## OBJECTIVE
Quote the listing in full, exactly as given, minus any pictures.

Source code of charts
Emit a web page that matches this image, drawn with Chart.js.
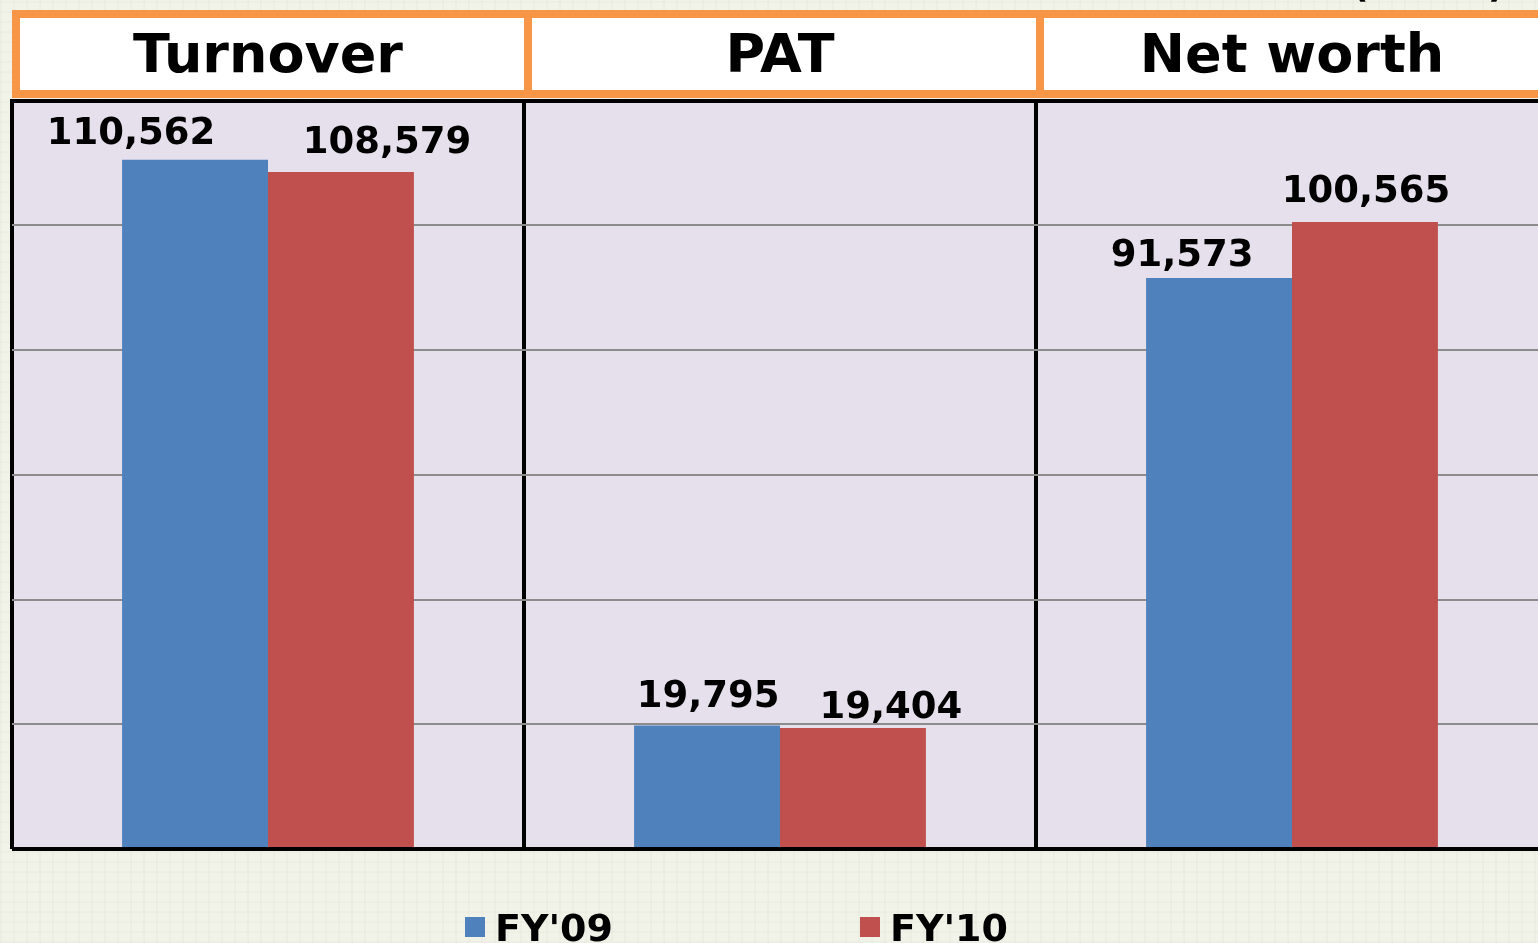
<!DOCTYPE html>
<html>
<head>
<meta charset="utf-8">
<script src="https://cdn.jsdelivr.net/npm/chart.js@4.4.1/dist/chart.umd.min.js"></script>
<style>
  html, body { margin: 0; padding: 0; overflow: hidden; }
  body {
    background-color: #f1f2e8;
    background-image:
      repeating-linear-gradient(90deg, rgba(205,210,190,0.12) 0 2px, transparent 2px 13px),
      repeating-linear-gradient(0deg, rgba(205,210,190,0.10) 0 2px, transparent 2px 10px);
  }
  #wrap { width: 1538px; height: 943px; overflow: hidden; position: relative; }
  canvas { position: absolute; left: 0; top: 0; }
</style>
</head>
<body>
<div id="wrap"><canvas id="barChart" width="1560" height="943"></canvas></div>
<script>
// data
const categories = ['Turnover', 'PAT', 'Net worth'];
const fy09 = [110562, 19795, 91573];
const fy10 = [108579, 19404, 100565];
const seriesNames = ["FY'09", "FY'10"];
const unitText = '(Rs. Cr)';
const yMax = 120000;
const yStep = 20000;

const BLUE = '#4f81bd';
const RED = '#c0504d';
const ORANGE = '#f79646';
const FONT = '"DejaVu Sans", Verdana, sans-serif';

// plot fill + orange header boxes, drawn before the scales
const headerBoxes = {
    id: 'headerBoxes',
    beforeDraw(chart) {
        const ctx = chart.ctx;
        const area = chart.chartArea;
        const x = chart.scales.x;
        ctx.save();
        ctx.fillStyle = '#e5e0ec';
        ctx.fillRect(area.left, area.top, area.right - area.left, area.bottom - area.top);
        const w = (x.right - x.left) / categories.length;
        for (let i = 0; i < categories.length; i++) {
            const left = x.getPixelForValue(i) - w / 2;
            ctx.fillStyle = '#ffffff';
            ctx.fillRect(left, 10, w + 8, 88);
            ctx.strokeStyle = ORANGE;
            ctx.lineWidth = 8;
            ctx.strokeRect(left + 4, 14, w, 80);
        }
        ctx.restore();
    }
};

// value labels above the bars
const valueLabels = {
    id: 'valueLabels',
    afterDatasetsDraw(chart, args, opts) {
        const ctx = chart.ctx;
        ctx.save();
        ctx.font = 'bold 37px ' + FONT;
        ctx.fillStyle = '#000';
        ctx.textAlign = 'center';
        ctx.textBaseline = 'alphabetic';
        chart.data.datasets.forEach((ds, d) => {
            chart.getDatasetMeta(d).data.forEach((bar, i) => {
                const shift = opts.shift[d][i];
                ctx.fillText(ds.data[i].toLocaleString('en-US'), bar.x + shift[0], bar.y - shift[1]);
            });
        });
        ctx.restore();
    }
};

// legend at the bottom and the unit note at the top
const bottomLegend = {
    id: 'bottomLegend',
    afterDraw(chart, args, opts) {
        const ctx = chart.ctx;
        ctx.save();
        ctx.font = 'bold 38px ' + FONT;
        ctx.textBaseline = 'alphabetic';
        ctx.textAlign = 'left';
        chart.data.datasets.forEach((ds, d) => {
            const x = opts.startX + d * opts.step;
            ctx.fillStyle = ds.backgroundColor;
            ctx.fillRect(x, 917, 20, 20);
            ctx.fillStyle = '#000';
            ctx.fillText(ds.label, x + 30, 941);
        });
        ctx.font = 'bold 36px ' + FONT;
        ctx.fillText(unitText, 1352, -3);
        ctx.restore();
    }
};

const ctx = document.getElementById('barChart').getContext('2d');

const barChart = new Chart(ctx, {
    type: 'bar',
    data: {
        labels: categories,
        datasets: [
            { label: seriesNames[0], data: fy09, backgroundColor: BLUE, borderWidth: 0 },
            { label: seriesNames[1], data: fy10, backgroundColor: RED, borderWidth: 0 }
        ]
    },
    options: {
        responsive: false,
        animation: false,
        categoryPercentage: 0.57,
        barPercentage: 1,
        layout: { padding: { left: 12, right: 12, top: 16, bottom: 94 } },
        plugins: {
            legend: { display: false },
            tooltip: { enabled: false },
            valueLabels: {
                shift: [
                    [[-64, 16], [1, 19], [-37, 12]],
                    [[46, 19], [38, 10], [1, 20]]
                ]
            },
            bottomLegend: { startX: 465, step: 395 }
        },
        scales: {
            x: {
                position: 'top',
                grid: { offset: true, color: '#000', lineWidth: 4, drawTicks: false },
                border: { display: true, color: '#000', width: 4 },
                ticks: {
                    color: '#000',
                    padding: 10,
                    maxRotation: 0,
                    autoSkip: false,
                    font: { family: FONT, size: 54, weight: 'bold' }
                }
            },
            y: {
                min: 0,
                max: yMax,
                ticks: { display: false, stepSize: yStep },
                border: { display: false },
                grid: {
                    drawTicks: false,
                    color: (c) => (c.tick.value === 0 || c.tick.value === yMax) ? '#000' : '#8c8c8c',
                    lineWidth: (c) => (c.tick.value === 0 || c.tick.value === yMax) ? 4 : 2
                }
            }
        }
    },
    plugins: [headerBoxes, valueLabels, bottomLegend]
});
</script>
</body>
</html>
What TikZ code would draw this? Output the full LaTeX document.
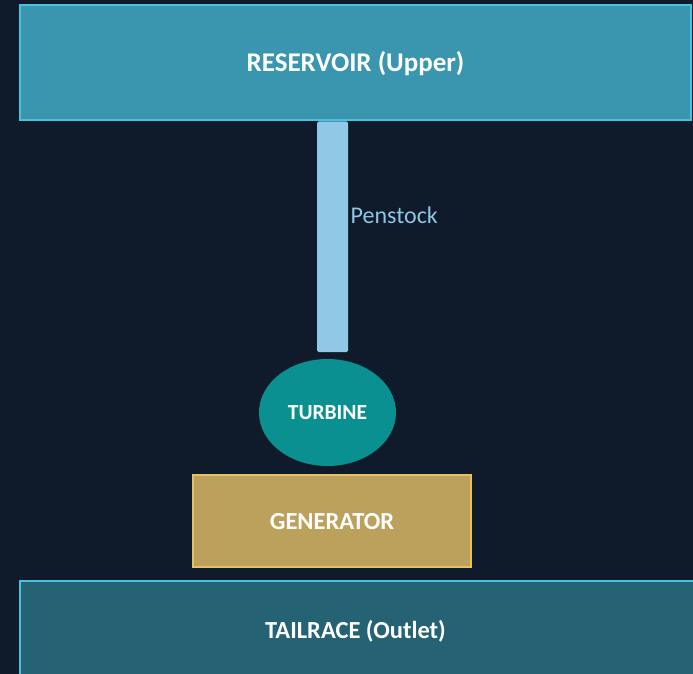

## SOLUTION BELOW
Emit a web page that matches this image, drawn with Chart.js.
<!DOCTYPE html>
<html>
<head>
<meta charset="utf-8">
<script src="https://cdn.jsdelivr.net/npm/chart.js@4.4.1/dist/chart.umd.min.js"></script>
<style>
  html, body { margin: 0; padding: 0; overflow: hidden; }
  body {
    background-color: #f1f2e8;
    background-image:
      repeating-linear-gradient(90deg, rgba(205,210,190,0.12) 0 2px, transparent 2px 13px),
      repeating-linear-gradient(0deg, rgba(205,210,190,0.10) 0 2px, transparent 2px 10px);
  }
  #wrap { width: 1538px; height: 943px; overflow: hidden; position: relative; }
  canvas { position: absolute; left: 0; top: 0; }
</style>
</head>
<body>
<div id="wrap"><canvas id="barChart" width="1560" height="943"></canvas></div>
<script>
// data
const categories = ['Turnover', 'PAT', 'Net worth'];
const fy09 = [110562, 19795, 91573];
const fy10 = [108579, 19404, 100565];
const seriesNames = ["FY'09", "FY'10"];
const unitText = '(Rs. Cr)';
const yMax = 120000;
const yStep = 20000;

const BLUE = '#4f81bd';
const RED = '#c0504d';
const ORANGE = '#f79646';
const FONT = '"DejaVu Sans", Verdana, sans-serif';

// plot fill + orange header boxes, drawn before the scales
const headerBoxes = {
    id: 'headerBoxes',
    beforeDraw(chart) {
        const ctx = chart.ctx;
        const area = chart.chartArea;
        const x = chart.scales.x;
        ctx.save();
        ctx.fillStyle = '#e5e0ec';
        ctx.fillRect(area.left, area.top, area.right - area.left, area.bottom - area.top);
        const w = (x.right - x.left) / categories.length;
        for (let i = 0; i < categories.length; i++) {
            const left = x.getPixelForValue(i) - w / 2;
            ctx.fillStyle = '#ffffff';
            ctx.fillRect(left, 10, w + 8, 88);
            ctx.strokeStyle = ORANGE;
            ctx.lineWidth = 8;
            ctx.strokeRect(left + 4, 14, w, 80);
        }
        ctx.restore();
    }
};

// value labels above the bars
const valueLabels = {
    id: 'valueLabels',
    afterDatasetsDraw(chart, args, opts) {
        const ctx = chart.ctx;
        ctx.save();
        ctx.font = 'bold 37px ' + FONT;
        ctx.fillStyle = '#000';
        ctx.textAlign = 'center';
        ctx.textBaseline = 'alphabetic';
        chart.data.datasets.forEach((ds, d) => {
            chart.getDatasetMeta(d).data.forEach((bar, i) => {
                const shift = opts.shift[d][i];
                ctx.fillText(ds.data[i].toLocaleString('en-US'), bar.x + shift[0], bar.y - shift[1]);
            });
        });
        ctx.restore();
    }
};

// legend at the bottom and the unit note at the top
const bottomLegend = {
    id: 'bottomLegend',
    afterDraw(chart, args, opts) {
        const ctx = chart.ctx;
        ctx.save();
        ctx.font = 'bold 38px ' + FONT;
        ctx.textBaseline = 'alphabetic';
        ctx.textAlign = 'left';
        chart.data.datasets.forEach((ds, d) => {
            const x = opts.startX + d * opts.step;
            ctx.fillStyle = ds.backgroundColor;
            ctx.fillRect(x, 917, 20, 20);
            ctx.fillStyle = '#000';
            ctx.fillText(ds.label, x + 30, 941);
        });
        ctx.font = 'bold 36px ' + FONT;
        ctx.fillText(unitText, 1352, -3);
        ctx.restore();
    }
};

const ctx = document.getElementById('barChart').getContext('2d');

const barChart = new Chart(ctx, {
    type: 'bar',
    data: {
        labels: categories,
        datasets: [
            { label: seriesNames[0], data: fy09, backgroundColor: BLUE, borderWidth: 0 },
            { label: seriesNames[1], data: fy10, backgroundColor: RED, borderWidth: 0 }
        ]
    },
    options: {
        responsive: false,
        animation: false,
        categoryPercentage: 0.57,
        barPercentage: 1,
        layout: { padding: { left: 12, right: 12, top: 16, bottom: 94 } },
        plugins: {
            legend: { display: false },
            tooltip: { enabled: false },
            valueLabels: {
                shift: [
                    [[-64, 16], [1, 19], [-37, 12]],
                    [[46, 19], [38, 10], [1, 20]]
                ]
            },
            bottomLegend: { startX: 465, step: 395 }
        },
        scales: {
            x: {
                position: 'top',
                grid: { offset: true, color: '#000', lineWidth: 4, drawTicks: false },
                border: { display: true, color: '#000', width: 4 },
                ticks: {
                    color: '#000',
                    padding: 10,
                    maxRotation: 0,
                    autoSkip: false,
                    font: { family: FONT, size: 54, weight: 'bold' }
                }
            },
            y: {
                min: 0,
                max: yMax,
                ticks: { display: false, stepSize: yStep },
                border: { display: false },
                grid: {
                    drawTicks: false,
                    color: (c) => (c.tick.value === 0 || c.tick.value === yMax) ? '#000' : '#8c8c8c',
                    lineWidth: (c) => (c.tick.value === 0 || c.tick.value === yMax) ? 4 : 2
                }
            }
        }
    },
    plugins: [headerBoxes, valueLabels, bottomLegend]
});
</script>
</body>
</html>
What TikZ code would draw this? Output the full LaTeX document.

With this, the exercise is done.